When plants are subjected to herbivory, the reconfiguration of metabolism is triggered and this extends to the whole plant, imposing restrictions on the nutrition supply to the herbivore [50]. In our study, the metabolite profiles underwent dramatic changes after plants were subjected to foliar herbivory, with the largest changes recorded in leaf and tuber tissues, but little change in metabolite allocation (i.e., soluble sugar) in roots. This effect may be due to the source–sink relationship between tubers and plant foliage, in which nutrients are transported from leaves to tubers during tuberization [31]. The plant metabolite profiles may have been reconfigured mainly in both the leaf and tuber tissues when we subjected the potato plants to foliar herbivory. Our results suggest that either low or high herbivory by P. operculella affected the concentration of tuber chemicals (i.e., soluble sugar, soluble protein, starch, C, N, C:N ratio, α-chaconine, α-solanine and glycoalkaloids). Similarly, the chemical levels in the leaves were also affected, except for α-solanine. However, in roots, only high herbivory reduced soluble sugar levels. These significant changes in phytochemical reallocation between leaves and tubers in responses to aboveground herbivory may indicate an intimate connection between the plant–herbivore interaction and plant physiology.

5. Conclusions

In summary, we found that leaf P. operculella infestation during the growing season influenced the development of larvae feeding on harvested tubers by increasing the larval developmental time and reducing pupal weight.

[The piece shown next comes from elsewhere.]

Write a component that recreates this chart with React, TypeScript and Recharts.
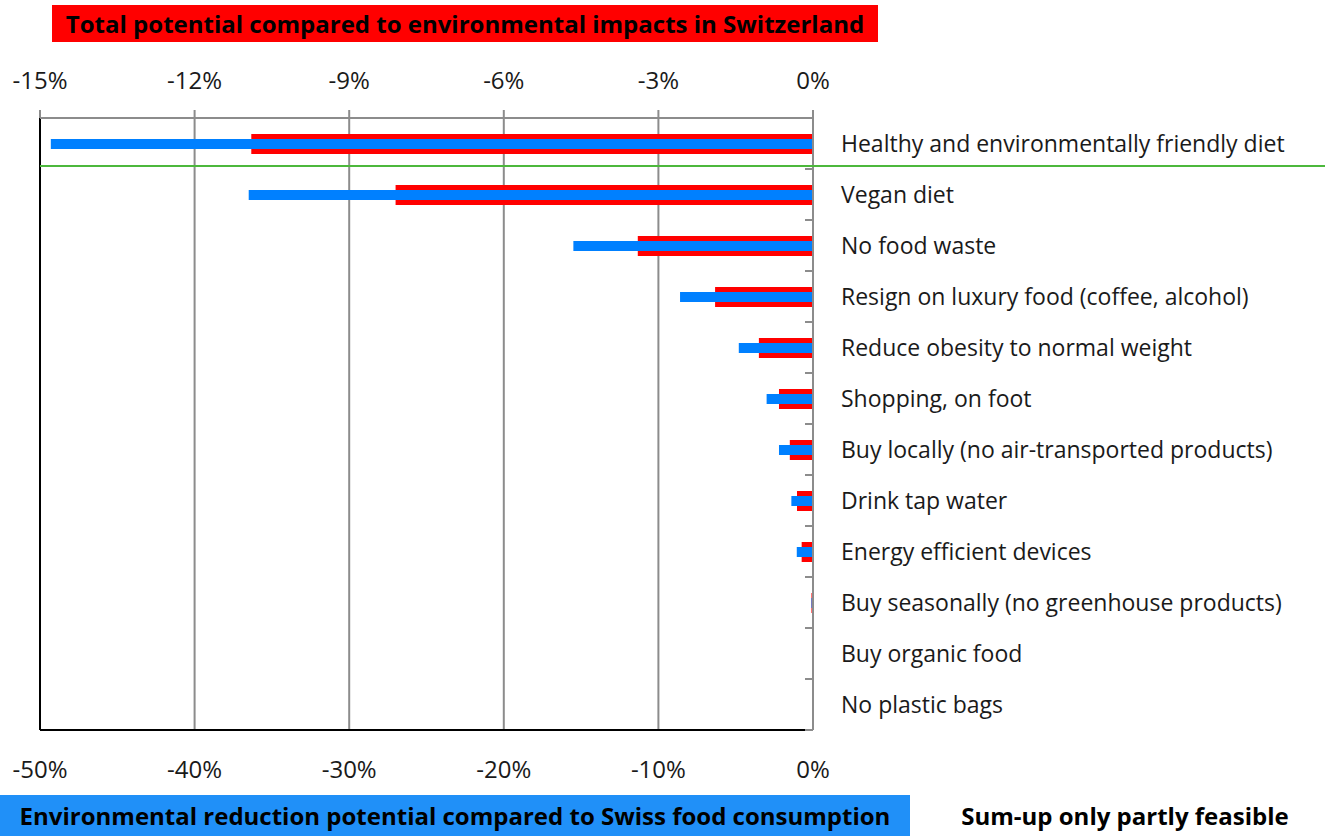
import React from 'react';
import {
  ComposedChart,
  Bar,
  XAxis,
  YAxis,
  CartesianGrid,
  ReferenceLine,
} from 'recharts';

const measures = [
  'Healthy and environmentally friendly diet',
  'Vegan diet',
  'No food waste',
  'Resign on luxury food (coffee, alcohol)',
  'Reduce obesity to normal weight',
  'Shopping, on foot',
  'Buy locally (no air-transported products)',
  'Drink tap water',
  'Energy efficient devices',
  'Buy seasonally (no greenhouse products)',
  'Buy organic food',
  'No plastic bags',
];

// % of total environmental impacts in Switzerland (top axis)
const totalPotential = [-10.9, -8.1, -3.4, -1.9, -1.05, -0.66, -0.45, -0.31, -0.22, -0.03, 0, 0];
// % of Swiss food consumption impacts (bottom axis)
const foodPotential = [-49.3, -36.5, -15.5, -8.6, -4.8, -3.0, -2.2, -1.4, -1.05, -0.1, 0, 0];

const topTicks = [-15, -12, -9, -6, -3, 0];
const bottomTicks = [-50, -40, -30, -20, -10, 0];

const data = measures.map((name, i) => ({
  name,
  total: totalPotential[i],
  food: foodPotential[i],
}));

const FONT = '"Open Sans", Lato, sans-serif';
const GREY = '#8c8c8c';
const TICK_GAP = 28;

const CategoryTick = (props: any) => {
  const { x, y, payload } = props;
  const axisX = x - TICK_GAP;
  const edge = y + (payload.offset || 0);
  return (
    <g>
      <line x1={axisX - 8} x2={axisX} y1={edge} y2={edge} stroke={GREY} strokeWidth={2} />
      <text x={x} y={y} dy="0.36em" textAnchor="start" fill="#1a1a1a" fontSize={23} fontFamily={FONT}>
        {payload.value}
      </text>
    </g>
  );
};

export default function App() {
  return (
    <div style={{ position: 'absolute', left: 0, top: 0, width: 1332, height: 836, background: '#fff', fontFamily: FONT }}>
      <div
        style={{
          position: 'absolute', left: 52, top: 5, width: 826, height: 37, background: '#ff0000',
          color: '#000', fontWeight: 700, fontSize: 24, lineHeight: '37px', textAlign: 'center', whiteSpace: 'nowrap',
        }}
      >
        Total potential compared to environmental impacts in Switzerland
      </div>
      <ComposedChart
        width={1332}
        height={836}
        data={data}
        layout="vertical"
        margin={{ top: 60, right: 7, bottom: 56, left: 40 }}
        barGap={0}
      >
        <CartesianGrid xAxisId="bottom" yAxisId="cat" horizontal={false} stroke={GREY} strokeWidth={2} />
        <XAxis
          xAxisId="top"
          orientation="top"
          type="number"
          domain={[-15, 0]}
          ticks={topTicks}
          height={58}
          tickFormatter={(v: number) => `${v}%`}
          axisLine={{ stroke: GREY, strokeWidth: 2 }}
          tickLine={{ stroke: GREY, strokeWidth: 2 }}
          tickSize={8}
          tickMargin={21}
          tick={{ fontSize: 24, fill: '#1a1a1a', fontFamily: FONT }}
        />
        <XAxis
          xAxisId="bottom"
          orientation="bottom"
          type="number"
          domain={[-50, 0]}
          ticks={bottomTicks}
          height={50}
          tickFormatter={(v: number) => `${v}%`}
          axisLine={{ stroke: '#000', strokeWidth: 2 }}
          tickLine={false}
          tickSize={0}
          tickMargin={31}
          tick={{ fontSize: 24, fill: '#1a1a1a', fontFamily: FONT }}
        />
        <YAxis
          yAxisId="cat"
          type="category"
          dataKey="name"
          orientation="right"
          width={512}
          axisLine={{ stroke: GREY, strokeWidth: 2 }}
          tickLine={false}
          tickSize={0}
          tickMargin={TICK_GAP}
          tick={<CategoryTick />}
          interval={0}
        />
        <YAxis yAxisId="cat2" type="category" dataKey="name" hide />
        <Bar xAxisId="top" yAxisId="cat" dataKey="total" fill="#ff0000" barSize={20} isAnimationActive={false} />
        <Bar xAxisId="bottom" yAxisId="cat2" dataKey="food" fill="#0080ff" barSize={10} isAnimationActive={false} />
        <ReferenceLine xAxisId="bottom" yAxisId="cat" x={-50} stroke="#000" strokeWidth={2} />
      </ComposedChart>
      {/* separator under the first measure, runs through the label column */}
      <div style={{ position: 'absolute', left: 40, top: 165, width: 1285, height: 2, background: '#4cb83c' }} />
      <div
        style={{
          position: 'absolute', left: 0, top: 795, width: 910, height: 41, background: '#2090f8',
          color: '#000', fontWeight: 700, fontSize: 24, lineHeight: '41px', textAlign: 'center', whiteSpace: 'nowrap',
        }}
      >
        Environmental reduction potential compared to Swiss food consumption
      </div>
      <div
        style={{
          position: 'absolute', left: 930, top: 795, width: 390, height: 41,
          color: '#000', fontWeight: 700, fontSize: 24, lineHeight: '41px', textAlign: 'center', whiteSpace: 'nowrap',
        }}
      >
        Sum-up only partly feasible
      </div>
    </div>
  );
}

Our chemical analysis further suggests that increased defensive glycoalkaloids and changes in tuber nutrients caused by early-season leaf herbivory by P. operculella led to changes in the performance of conspecific tuber-feeders. Given that potato tuberworms are multivoltine, we recommend considering the effects of the induced defense from leaf herbivory during the growing season on tubers when assessing the harvested-tuber resistance against the potato tuberworm. Furthermore, because there are many other leaf herbivores on potatoes, their damage to leaves may also induce chemical change in tubers which can also affect the potato tuberworms in the warehouse. Thus, future field and lab studies should focus on how the potato plant, leaf herbivores and tuber herbivores interact to provide new insights into the management of potato pests.